For contemporary Catholics, this passage is a direct challenge to several subtle forms of spiritual self-deception. It is easy to maintain a robust sacramental practice — Mass attendance, generous giving to parish capital campaigns, visible piety — while tolerating, or even participating in, systems that grind down the vulnerable: unjust employment practices, predatory lending, indifference to immigrants and the unhoused. Ben Sira's warning is precise: God will not be bought off with liturgical correctness. The "unrighteous sacrifice" is not a distant ancient temptation.

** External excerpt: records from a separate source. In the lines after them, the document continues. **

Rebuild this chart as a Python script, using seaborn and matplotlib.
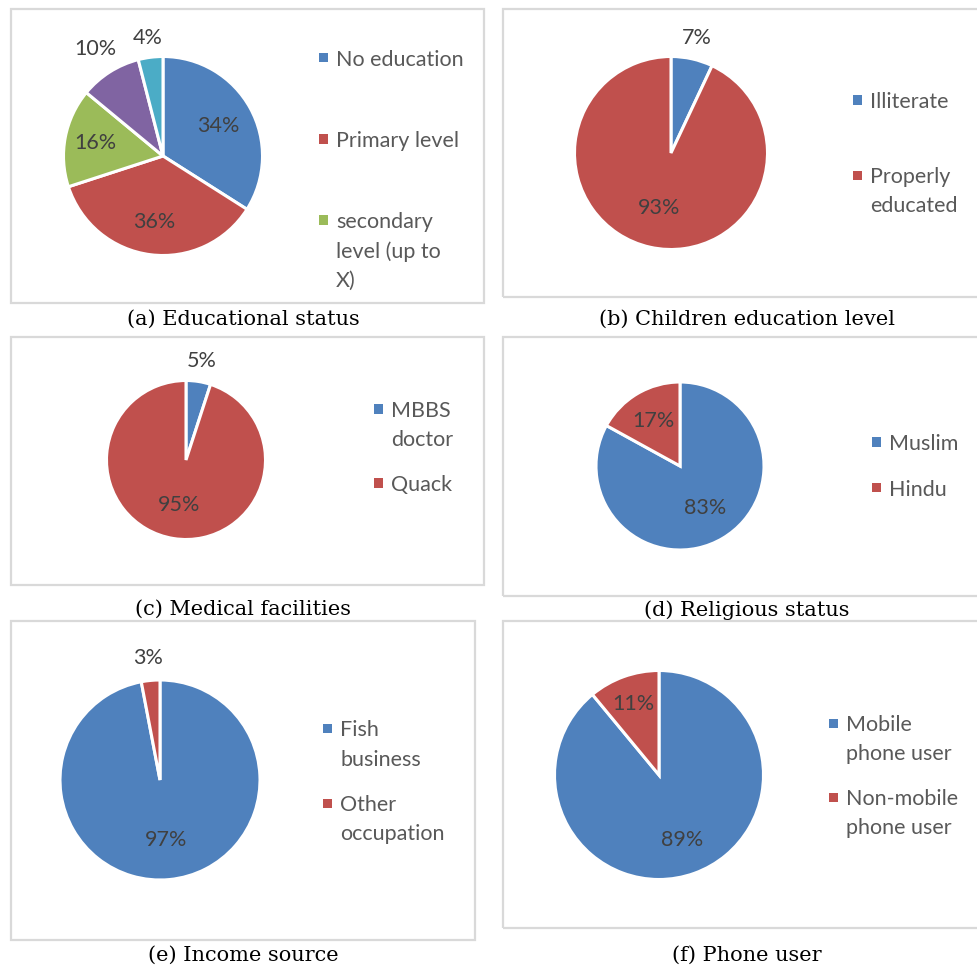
import matplotlib
matplotlib.use("Agg")
import matplotlib.pyplot as plt
from matplotlib.patches import Rectangle
import seaborn as sns

# ---------------- data ----------------
edu_labels = ["No education", "Primary level", "secondary\nlevel (up to\nX)",
              "Higher secondary", "Higher education"]
edu_values = [34, 36, 16, 10, 4]

child_labels = ["Illiterate", "Properly\neducated"]
child_values = [7, 93]

med_labels = ["MBBS\ndoctor", "Quack"]
med_values = [5, 95]

rel_labels = ["Muslim", "Hindu"]
rel_values = [83, 17]

inc_labels = ["Fish\nbusiness", "Other\noccupation"]
inc_values = [97, 3]

phone_labels = ["Mobile\nphone user", "Non-mobile\nphone user"]
phone_values = [89, 11]

captions = ["(a) Educational status", "(b) Children education level",
            "(c) Medical facilities", "(d) Religious status",
            "(e) Income source", "(f) Phone user"]

# ---------------- style ----------------
sns.set_theme(style="white")
palette = sns.color_palette(["#4F81BD", "#C0504D", "#9BBB59", "#8064A2", "#4BACC6"])
plt.rcParams["font.family"] = ["Lato", "DejaVu Sans"]

W, H = 977, 968
fig = plt.figure(figsize=(W / 100, H / 100), dpi=100)
fig.patch.set_facecolor("white")

FS = 15.5
LABEL_C = "#404040"
LEG_C = "#595959"

# layout (pixels): pie centre, radius, label distances, box, legend, caption
panels = [
    dict(values=edu_values, labels=edu_labels, n_leg=3, center=(163, 156), r=98,
         dists=[0.63, 0.67, 0.69, 1.27, 1.2], box=(11, 9, 484, 303),
         leg=(319, 58, 81, 29.5), cap=(243, 319)),
    dict(values=child_values, labels=child_labels, n_leg=2, center=(671, 153), r=95,
         dists=[1.22, 0.58], box=(503, 9, 990, 297),
         leg=(853, 100, 75, 28.5), cap=(747, 319)),
    dict(values=med_values, labels=med_labels, n_leg=2, center=(186, 460), r=78,
         dists=[1.26, 0.57], box=(11, 337, 484, 585),
         leg=(374, 409, 74, 28.5), cap=(243, 609)),
    dict(values=rel_values, labels=rel_labels, n_leg=2, center=(680, 466), r=82.5,
         dists=[0.58, 0.62], box=(503, 337, 990, 596),
         leg=(872, 442, 46, 28.5), cap=(747, 610)),
    dict(values=inc_values, labels=inc_labels, n_leg=2, center=(160, 780), r=98.5,
         dists=[0.6, 1.23], box=(11, 621, 475, 940),
         leg=(323, 728, 75, 29.5), cap=(243, 955)),
    dict(values=phone_values, labels=phone_labels, n_leg=2, center=(659, 775), r=103,
         dists=[0.66, 0.72], box=(503, 621, 990, 928),
         leg=(829, 723, 74, 29.5), cap=(747, 955)),
]


def fx(x):
    return x / W


def fy(y):
    return 1 - y / H


for spec, caption in zip(panels, captions):
    # frame box
    x0, y0, x1, y1 = spec["box"]
    fig.add_artist(Rectangle((fx(x0), fy(y1)), (x1 - x0) / W, (y1 - y0) / H,
                             transform=fig.transFigure, fill=False,
                             edgecolor="#D9D9D9", linewidth=1.6))

    # pie
    cx, cy = spec["center"]
    r = spec["r"] + 1.5
    L = 1.6
    ax = fig.add_axes([fx(cx - L * r), fy(cy + L * r), 2 * L * r / W, 2 * L * r / H])
    vals = spec["values"]
    wedges, _, autotexts = ax.pie(
        vals, colors=palette[:len(vals)], startangle=90, counterclock=False,
        autopct=lambda p: f"{p:.0f}%", pctdistance=1.0,
        wedgeprops=dict(edgecolor="white", linewidth=2.2),
        textprops=dict(color=LABEL_C, fontsize=FS))
    for t, d in zip(autotexts, spec["dists"]):
        x, y = t.get_position()
        t.set_position((x * d, y * d))
    ax.set_xlim(-L, L)
    ax.set_ylim(-L, L)
    ax.set_aspect("equal")
    ax.axis("off")

    # legend (marker aligned with first line of each entry, as in Excel)
    mx, my, pitch, lp = spec["leg"]
    for i in range(spec["n_leg"]):
        y = my + i * pitch
        fig.add_artist(Rectangle((fx(mx), fy(y + 4.5)), 9 / W, 9 / H,
                                 transform=fig.transFigure,
                                 facecolor=palette[i], edgecolor="none"))
        for j, line in enumerate(spec["labels"][i].split("\n")):
            fig.text(fx(mx + 17), fy(y + j * lp + 8), line, ha="left", va="baseline",
                     fontsize=FS, color=LEG_C)

    # caption
    cpx, cpy = spec["cap"]
    fig.text(fx(cpx), fy(cpy), caption, ha="center", va="center",
             fontsize=15, color="black", family=["DejaVu Serif"])

fig.savefig("out.png", dpi=100)
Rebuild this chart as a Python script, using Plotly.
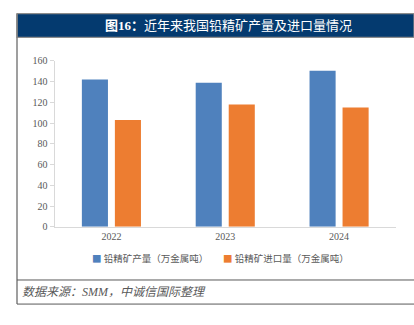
import plotly.graph_objects as go

years = ["2022", "2023", "2024"]
production = [142, 139, 150.5]
imports = [103, 118, 115]
series_names = ["铅精矿产量（万金属吨）", "铅精矿进口量（万金属吨）"]
series_colors = ["#4F81BD", "#ED7D31"]
y_ticks = [0, 20, 40, 60, 80, 100, 120, 140, 160]

W, H = 414, 325
def px(x):
    return x / W
def py(y):
    return 1 - y / H

fig = go.Figure()
for vals, name, col in zip([production, imports], series_names, series_colors):
    fig.add_trace(go.Bar(x=years, y=vals, name=name, showlegend=False,
                         marker=dict(color=col, line=dict(width=0))))

serif = "Liberation Serif, Noto Sans CJK SC"
fig.update_layout(
    width=W, height=H,
    margin=dict(l=0, r=0, t=0, b=0),
    paper_bgcolor="white", plot_bgcolor="white",
    barmode="group", bargap=0.42, bargroupgap=0.21,
    showlegend=False,
    xaxis=dict(domain=[px(54.5), px(396)], showline=True, linecolor="#D9D9D9", linewidth=1,
               ticks="", tickfont=dict(family=serif, size=10, color="#595959"),
               showgrid=False, fixedrange=True),
    yaxis=dict(domain=[py(229.3), py(57)], range=[0, 160], tickvals=y_ticks,
               showline=True, linecolor="#D9D9D9", linewidth=1,
               ticks="outside", ticklen=4, tickcolor="#D9D9D9",
               tickfont=dict(family=serif, size=10, color="#595959"),
               showgrid=False, zeroline=False, fixedrange=True),
)

shapes = [
    dict(type="rect", xref="paper", yref="paper", x0=px(17), x1=1.0, y0=py(32.5), y1=py(8),
         fillcolor="#043A6F", line=dict(color="#8C8C8C", width=1.2), layer="below"),
    dict(type="line", xref="paper", yref="paper", x0=px(17), x1=px(17), y0=py(309.5), y1=py(8),
         line=dict(color="#7F7F7F", width=1.5)),
    dict(type="line", xref="paper", yref="paper", x0=px(17), x1=1.0, y0=py(284.5), y1=py(284.5),
         line=dict(color="#595959", width=1)),
    dict(type="line", xref="paper", yref="paper", x0=px(17), x1=1.0, y0=py(309.5), y1=py(309.5),
         line=dict(color="#595959", width=1)),
]
fig.update_layout(shapes=shapes)

# manual legend
legend_x = [90, 221]
for lx, name, col in zip(legend_x, series_names, series_colors):
    fig.add_annotation(xref="paper", yref="paper", x=px(lx), y=py(262), xanchor="left", yanchor="middle",
                       text=f"<span style='color:{col}'>■</span> {name}", showarrow=False,
                       font=dict(family="Noto Sans CJK SC", size=9.5, color="#595959"))

fig.add_annotation(xref="paper", yref="paper", x=px(228), y=py(20.5), xanchor="center", yanchor="middle",
                   text="<b>图16：</b>近年来我国铅精矿产量及进口量情况", showarrow=False,
                   font=dict(family=serif, size=13, color="white"))
fig.add_annotation(xref="paper", yref="paper", x=px(20), y=py(297), xanchor="left", yanchor="middle",
                   text="<i>数据来源：SMM，中诚信国际整理</i>", showarrow=False,
                   font=dict(family=serif, size=12, color="#595959"))

fig.write_html("out.html")
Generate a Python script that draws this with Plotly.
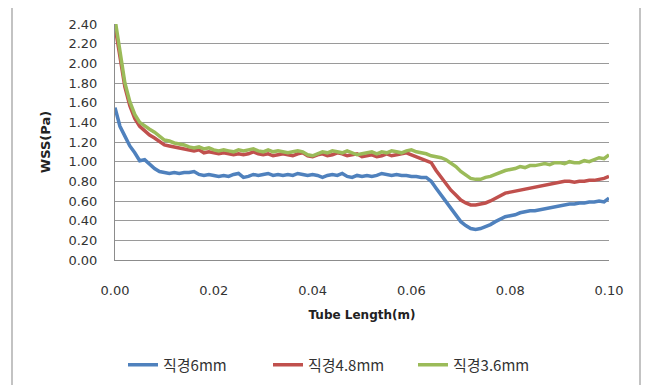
import plotly.graph_objects as go

x_m = [i / 1000 for i in range(101)]

wss_6mm = [1.55, 1.36, 1.26, 1.16, 1.09, 1.01, 1.02, 0.97, 0.93, 0.90,
           0.89, 0.88, 0.89, 0.88, 0.89, 0.89, 0.90, 0.87, 0.86, 0.87,
           0.86, 0.85, 0.86, 0.85, 0.87, 0.88, 0.84, 0.85, 0.87, 0.86,
           0.87, 0.88, 0.86, 0.87, 0.86, 0.87, 0.86, 0.88, 0.87, 0.86,
           0.87, 0.86, 0.84, 0.86, 0.87, 0.86, 0.88, 0.85, 0.84, 0.86,
           0.85, 0.86, 0.85, 0.86, 0.88, 0.87, 0.86, 0.87, 0.86, 0.86,
           0.85, 0.85, 0.84, 0.84, 0.80, 0.73, 0.66, 0.59, 0.52, 0.45,
           0.39, 0.35, 0.32, 0.31, 0.32, 0.34, 0.36, 0.39, 0.42, 0.44,
           0.45, 0.46, 0.48, 0.49, 0.50, 0.50, 0.51, 0.52, 0.53, 0.54,
           0.55, 0.56, 0.57, 0.57, 0.58, 0.58, 0.59, 0.59, 0.60, 0.59,
           0.63]

wss_48mm = [2.38, 2.05, 1.76, 1.57, 1.44, 1.36, 1.31, 1.27, 1.24, 1.20,
            1.17, 1.16, 1.15, 1.14, 1.13, 1.12, 1.11, 1.12, 1.09, 1.10,
            1.09, 1.08, 1.09, 1.08, 1.07, 1.08, 1.07, 1.08, 1.10, 1.08,
            1.07, 1.08, 1.06, 1.07, 1.08, 1.07, 1.06, 1.08, 1.09, 1.06,
            1.05, 1.07, 1.08, 1.06, 1.07, 1.09, 1.08, 1.06, 1.07, 1.08,
            1.05, 1.06, 1.07, 1.05, 1.06, 1.08, 1.06, 1.07, 1.08, 1.09,
            1.07, 1.05, 1.03, 1.01, 0.99, 0.91, 0.84, 0.77, 0.71, 0.66,
            0.61, 0.58, 0.56, 0.56, 0.57, 0.58, 0.60, 0.63, 0.66, 0.68,
            0.69, 0.70, 0.71, 0.72, 0.73, 0.74, 0.75, 0.76, 0.77, 0.78,
            0.79, 0.80, 0.80, 0.79, 0.80, 0.80, 0.81, 0.81, 0.82, 0.83,
            0.85]

wss_36mm = [2.45, 2.12, 1.80, 1.61, 1.48, 1.40, 1.36, 1.33, 1.30, 1.26,
            1.22, 1.21, 1.19, 1.18, 1.17, 1.15, 1.14, 1.15, 1.13, 1.14,
            1.12, 1.11, 1.12, 1.11, 1.10, 1.12, 1.11, 1.12, 1.13, 1.11,
            1.10, 1.12, 1.10, 1.11, 1.10, 1.09, 1.10, 1.11, 1.10, 1.07,
            1.06, 1.08, 1.10, 1.09, 1.11, 1.10, 1.09, 1.11, 1.09, 1.07,
            1.08, 1.09, 1.10, 1.08, 1.10, 1.09, 1.11, 1.10, 1.09, 1.11,
            1.12, 1.10, 1.09, 1.08, 1.06, 1.05, 1.04, 1.02, 0.99, 0.95,
            0.90, 0.86, 0.83, 0.82, 0.82, 0.84, 0.85, 0.87, 0.89, 0.91,
            0.92, 0.93, 0.95, 0.94, 0.96, 0.96, 0.97, 0.98, 0.97, 0.99,
            0.99, 0.98, 1.00, 0.99, 0.99, 1.01, 1.00, 1.02, 1.04, 1.03,
            1.07]

series_names = ["직경6mm", "직경4.8mm", "직경3.6mm"]
series_values = [wss_6mm, wss_48mm, wss_36mm]
colors = ["#4F81BD", "#C0504D", "#9BBB59"]

y_ticks = [0.0, 0.2, 0.4, 0.6, 0.8, 1.0, 1.2, 1.4, 1.6, 1.8, 2.0, 2.2, 2.4]
x_ticks = [0.0, 0.02, 0.04, 0.06, 0.08, 0.10]

fig = go.Figure()
for name, vals, col in zip(series_names, series_values, colors):
    fig.add_trace(go.Scatter(x=x_m, y=vals, mode="lines", name=name,
                             line=dict(color=col, width=3.5)))

font_main = "DejaVu Sans, Noto Sans CJK KR, sans-serif"
fig.update_layout(
    width=643, height=377,
    margin=dict(l=107, r=42, t=16, b=125, autoexpand=False),
    paper_bgcolor="white", plot_bgcolor="white",
    font=dict(family=font_main, size=12, color="#222"),
    showlegend=True,
    legend=dict(orientation="h", x=(123 - 115) / 494, xanchor="left", y=-0.445,
                yanchor="middle", font=dict(family="Noto Sans CJK KR, DejaVu Sans, sans-serif",
                                            size=15, color="#333"),
                entrywidth=100, entrywidthmode="pixels",
                itemwidth=30, tracegroupgap=0, bgcolor="rgba(0,0,0,0)"),
    xaxis=dict(range=[0, 0.1], tickvals=x_ticks,
               ticktext=[f"{v:.2f}" for v in x_ticks],
               showgrid=False, zeroline=False, showline=True,
               linecolor="#8c8c8c", linewidth=1, ticks="",
               ticklabelstandoff=18, automargin=False,
               tickfont=dict(size=13, color="#333"),
               title=dict(text="<b>Tube Length(m)</b>", standoff=14,
                          font=dict(size=12, color="#222"))),
    yaxis=dict(range=[0, 2.4], tickvals=y_ticks,
               ticktext=[f"{v:.2f}" for v in y_ticks],
               showgrid=True, gridcolor="#9a9a9a", gridwidth=1,
               zeroline=False, showline=True, linecolor="#8c8c8c",
               linewidth=1, ticks="", ticklabelstandoff=14, automargin=False,
               tickfont=dict(size=13, color="#333"),
               title=dict(text="<b>WSS(Pa)</b>", standoff=14,
                          font=dict(size=13, color="#222"))),
    shapes=[dict(type="rect", xref="paper", yref="paper",
                 x0=(12 - 115) / 494, x1=(640 - 115) / 494,
                 y0=-0.6, y1=(260 - 7) / 236,
                 line=dict(color="#b0b0b0", width=1.5),
                 fillcolor="rgba(0,0,0,0)", layer="below")],
)

fig.write_html("out.html")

More positively, this passage is an immense consolation for anyone who has experienced injustice without redress: the employee wrongly terminated, the parent fighting a broken family court, the immigrant without legal standing. Catholic tradition invites these people not to despair but to recognize that their tears and their prayers are not disappearing into the void. They are being heard by a Judge who cannot be bribed and who has, from the beginning, named the cry of the widow and orphan as one that pierces the heavens. To pray for justice from a position of powerlessness is not naivety — it is, according to Ben Sira, to pray in perfect alignment with the character of God.
Verse 15 — The Rhetorical Climax Ben Sira closes with two rhetorical questions that function as an emotional and theological summons. The image of the widow's tears running down her cheek is among the most vivid in the entire book — a visual scene that demands a response. The second question is sharper still: her cry is against the one who caused her tears to fall. This moves beyond pathos into accusation. The widow's weeping is itself a form of testimony before God, and by implication, it indicts the one responsible for her suffering. There is an implicit warning here: to make a widow weep is to invite her cry to ascend before the incorruptible Judge. The typological sense gestures forward to the Mother of Sorrows, whose tears at the foot of the Cross constitute the ultimate widow's lament — and whose Son is simultaneously the wronged poor man and the divine Judge of verse 12.